When I finally got started working again, it was not with this… It started out with this draft actually. But, not these comments… So, this is when I wound up splitting the thing into the multiple files and, and really sitting there and just trying to hash out—I mean I, I had all these techniques for getting yourself un-panicked and, and one of the things that worked was that this is me breaking up into the three files and the time with each one and the, and the continuing things and what really helped me was, um, just focusing on, like, a little tiny thing. like, okay, one thing I know I have to do with this is I have to go through it paragraph by paragraph and make it less chatty. Okay. I can do that. I can turn something that sounds chatty into something that sounds academic.

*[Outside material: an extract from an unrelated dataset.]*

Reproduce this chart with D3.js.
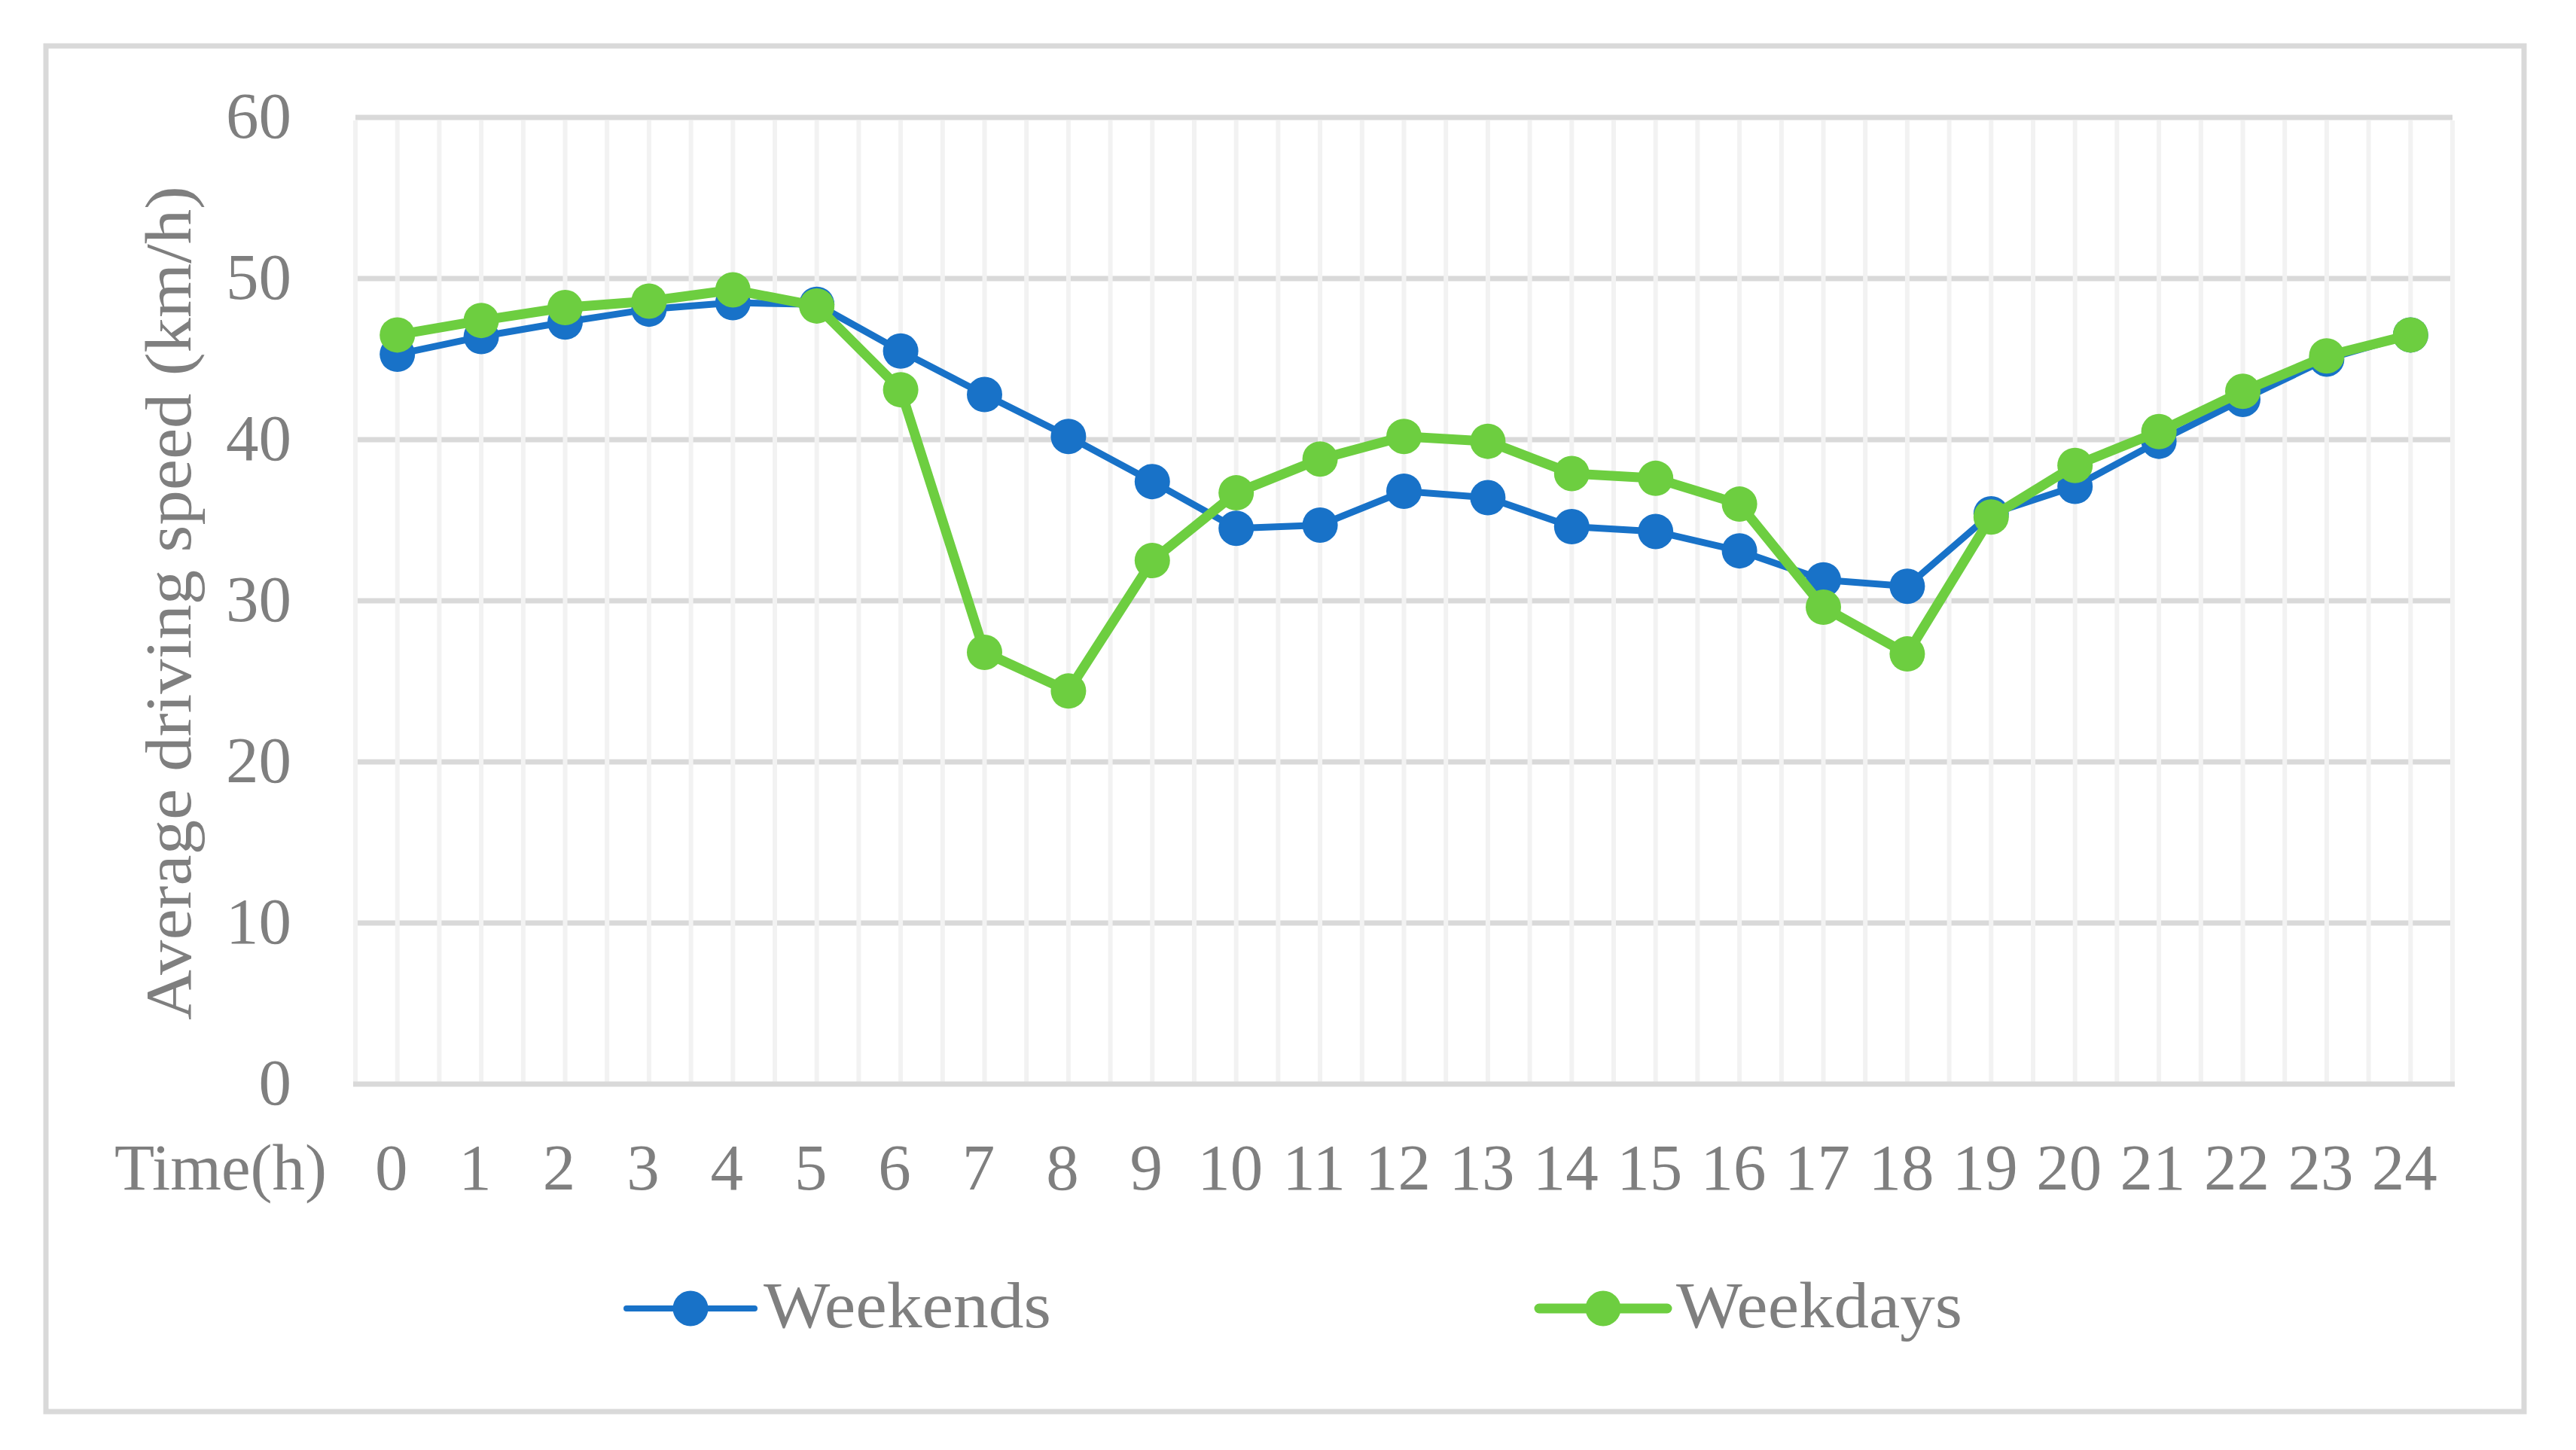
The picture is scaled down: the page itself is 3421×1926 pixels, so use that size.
<!DOCTYPE html>
<html>
<head>
<meta charset="utf-8">
<script src="https://cdn.jsdelivr.net/npm/d3@7"></script>
<style>
  html, body { margin: 0; padding: 0; background: #ffffff; }
  svg { display: block; }
</style>
</head>
<body>
<div id="chart"></div>
<script>
// ---- Data ----
const hours = [0,1,2,3,4,5,6,7,8,9,10,11,12,13,14,15,16,17,18,19,20,21,22,23,24];
const weekends = [45.3, 46.4, 47.3, 48.1, 48.5, 48.4, 45.5, 42.8, 40.2, 37.4, 34.5, 34.7, 36.8, 36.4, 34.6, 34.3, 33.1, 31.3, 30.9, 35.4, 37.1, 39.9, 42.5, 45.0, 46.5];
const weekdays = [46.5, 47.4, 48.2, 48.6, 49.3, 48.3, 43.1, 26.8, 24.4, 32.5, 36.7, 38.8, 40.2, 39.9, 37.9, 37.6, 36.0, 29.6, 26.7, 35.2, 38.4, 40.5, 43.0, 45.2, 46.5];
const yTicks = [0, 10, 20, 30, 40, 50, 60];
const seriesNames = ["Weekends", "Weekdays"];
const yTitle = "Average driving speed (km/h)";
const xTitle = "Time(h)";

// ---- Layout ----
const W = 3421, H = 1926;
const plot = { left: 472, right: 3257, top: 156, bottom: 1440 };
const FONT = "'Palatino Linotype','Book Antiqua',Palatino,'Liberation Serif',serif";
const TEXT = "#7f7f7f";
const colors = ["#1872c8", "#6dce40"];
const widths = [9, 13];
const R = 23.5;

const svg = d3.select("#chart").append("svg")
  .attr("width", W).attr("height", H)
  .style("background", "#ffffff");

// outer border
svg.append("rect")
  .attr("x", 61).attr("y", 61)
  .attr("width", 3352 - 61).attr("height", 1875 - 61)
  .attr("fill", "none").attr("stroke", "#d9d9d9").attr("stroke-width", 7);

const x = d3.scaleBand().domain(hours).range([plot.left, plot.right]).padding(0);
const y = d3.scaleLinear().domain([0, 60]).range([plot.bottom, plot.top]);
const bw = x.bandwidth();

// horizontal gridlines (except 0)
svg.append("g").selectAll("line").data(yTicks.filter(d => d > 0)).join("line")
  .attr("x1", plot.left).attr("x2", plot.right)
  .attr("y1", d => y(d)).attr("y2", d => y(d))
  .attr("stroke", "#d9d9d9").attr("stroke-width", 7);

// vertical gridlines: boundaries and centers
const vPos = [];
hours.forEach(h => { vPos.push(x(h)); vPos.push(x(h) + bw / 2); });
vPos.push(x(hours[hours.length - 1]) + bw);
svg.append("g").selectAll("line").data(vPos).join("line")
  .attr("x1", d => d).attr("x2", d => d)
  .attr("y1", y(60) + 4).attr("y2", y(0))
  .attr("stroke", "#f2f2f2").attr("stroke-width", 6);

// x axis line
svg.append("line")
  .attr("x1", plot.left - 3).attr("x2", plot.right + 3)
  .attr("y1", y(0)).attr("y2", y(0))
  .attr("stroke", "#d9d9d9").attr("stroke-width", 7);

// y axis labels
const yAxis = svg.append("g")
  .attr("transform", `translate(${plot.left},0)`)
  .call(d3.axisLeft(y).tickValues(yTicks).tickSize(0).tickPadding(85).tickFormat(d3.format("d")));
yAxis.select(".domain").remove();
yAxis.selectAll("text")
  .attr("font-family", FONT).attr("font-size", 87).attr("fill", TEXT).attr("dy", "0.30em");

// x axis labels
const xAxis = svg.append("g")
  .attr("transform", `translate(-8,${plot.bottom})`)
  .call(d3.axisBottom(x).tickSize(0).tickPadding(78));
xAxis.select(".domain").remove();
xAxis.selectAll("text")
  .attr("font-family", FONT).attr("font-size", 87).attr("fill", TEXT);

// x title (left of labels)
svg.append("text")
  .attr("x", 152).attr("y", 1580)
  .attr("font-family", FONT).attr("font-size", 87).attr("fill", TEXT)
  .text(xTitle);

// y title
svg.append("text")
  .attr("transform", `translate(253,${(1355 + 247) / 2}) rotate(-90)`)
  .attr("text-anchor", "middle")
  .attr("font-family", FONT).attr("font-size", 87).attr("fill", TEXT)
  .attr("textLength", 1108).attr("lengthAdjust", "spacingAndGlyphs")
  .text(yTitle);

// series
const series = [weekends, weekdays];
const line = d3.line().x((d, i) => x(hours[i]) + bw / 2).y(d => y(d));
series.forEach((vals, s) => {
  const g = svg.append("g");
  g.append("path").datum(vals)
    .attr("d", line)
    .attr("fill", "none").attr("stroke", colors[s]).attr("stroke-width", widths[s])
    .attr("stroke-linejoin", "round");
  g.selectAll("circle").data(vals).join("circle")
    .attr("cx", (d, i) => x(hours[i]) + bw / 2)
    .attr("cy", d => y(d))
    .attr("r", R).attr("fill", colors[s]);
});

// legend
const legendX = [832, 2044];
const legendTextW = [382, 380];
const legendY = 1738;
seriesNames.forEach((name, s) => {
  const g = svg.append("g");
  g.append("line")
    .attr("x1", legendX[s]).attr("x2", legendX[s] + 170)
    .attr("y1", legendY).attr("y2", legendY)
    .attr("stroke", colors[s]).attr("stroke-width", s === 0 ? 8 : 13)
    .attr("stroke-linecap", "round");
  g.append("circle")
    .attr("cx", legendX[s] + 85).attr("cy", legendY).attr("r", R)
    .attr("fill", colors[s]);
  g.append("text")
    .attr("x", legendX[s] + 182).attr("y", 1763)
    .attr("font-family", FONT).attr("font-size", 87).attr("fill", TEXT)
    .attr("textLength", legendTextW[s]).attr("lengthAdjust", "spacingAndGlyphs")
    .text(name);
});
</script>
</body>
</html>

Interestingly, Kazmer found that changing the tone of the language revealed content issues she had not recognized.

But what happened from there was that I started realizing whether there was content missing. Because when I flopped it from a chatty style where you can get away with saying things like bleah-bleah-blah blah blah and you try to turn it into very specific academic type writing you start to notice content missing. Well, that’s okay. I can fill in missing content! OOH! And then, it’s, then it started to go together!